Field-Selective Adsorption of Saccharin on Nickel: Mechanistic DFT Insights into Solvation, Protonation, and Coating Morphology

The molecular mechanisms by which organic additives such as saccharin control microstructure in nickel electrodeposition remain inadequately understood, particularly the role of the intense interfacial electric field. This study employs density functional theory (DFT) calculations to elucidate the field dependent adsorption behavior of neutral saccharin and its deprotonated anion (saccharinate) on nickel. By employing the B3LYP functional and implicit solvent models, the field dependent adsorption energetics, frontier orbitals and electrostatic potentials are calculated on a nickel surface. Key findings reveal that while saccharinate dominates in bulk plating baths, its strong solvation shell impedes surface adsorption.

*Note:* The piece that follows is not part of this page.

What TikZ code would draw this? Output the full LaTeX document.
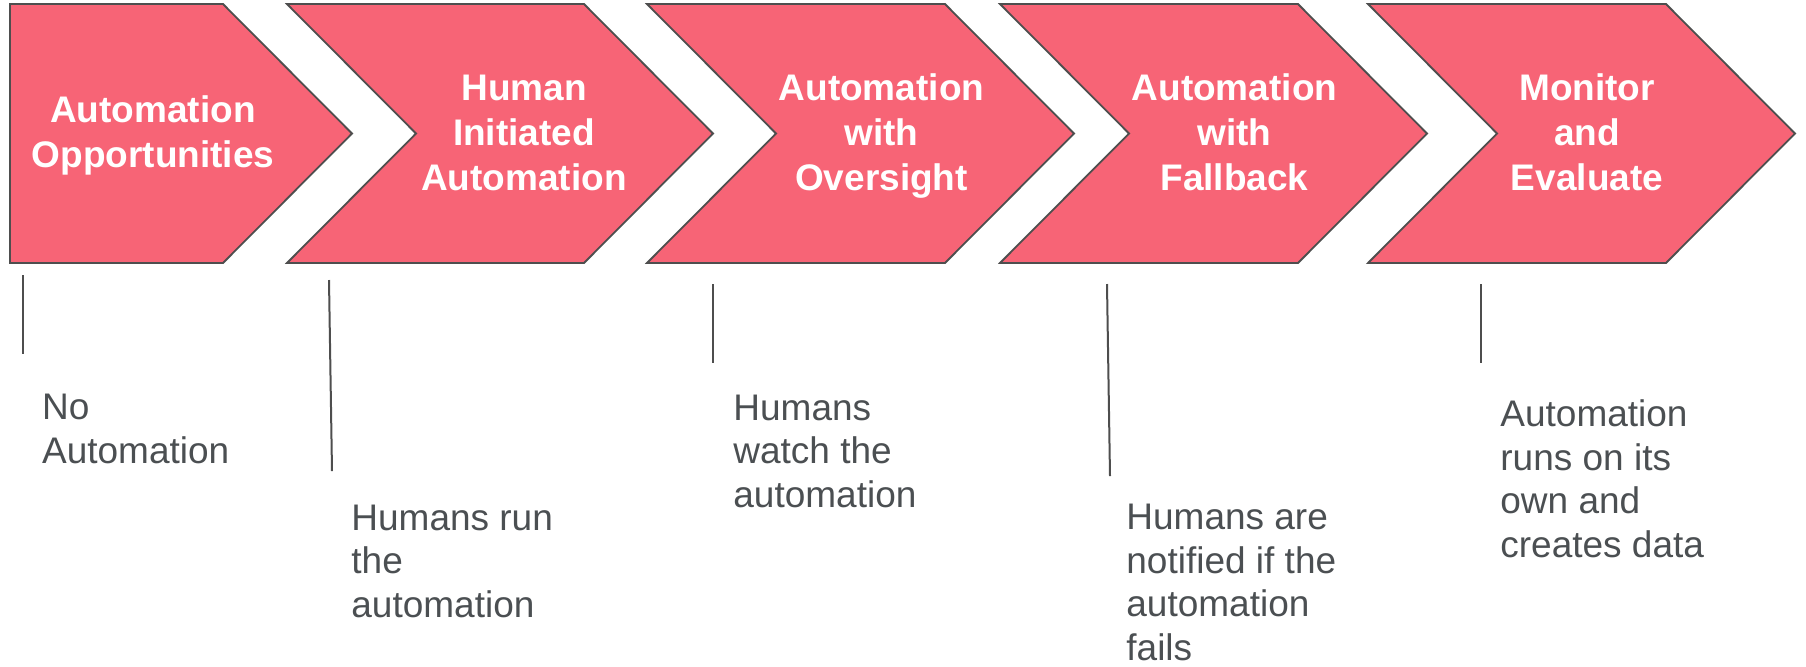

In contrast, neutral saccharin exhibits energetically favorable adsorption via sulfonyl oxygen or aromatic $π$-face interactions, with specific orientations further stabilized by the interfacial field.This selective adsorption at growth sites rationalizes saccharin's role in inhibiting rapid crystallization, promoting grain refinement, and producing bright, level deposits.The results directly link field-modulated molecular stereochemistry to macroscopic coating properties, providing a mechanistic foundation for the rational design of electroplating additives beyond empirical approaches.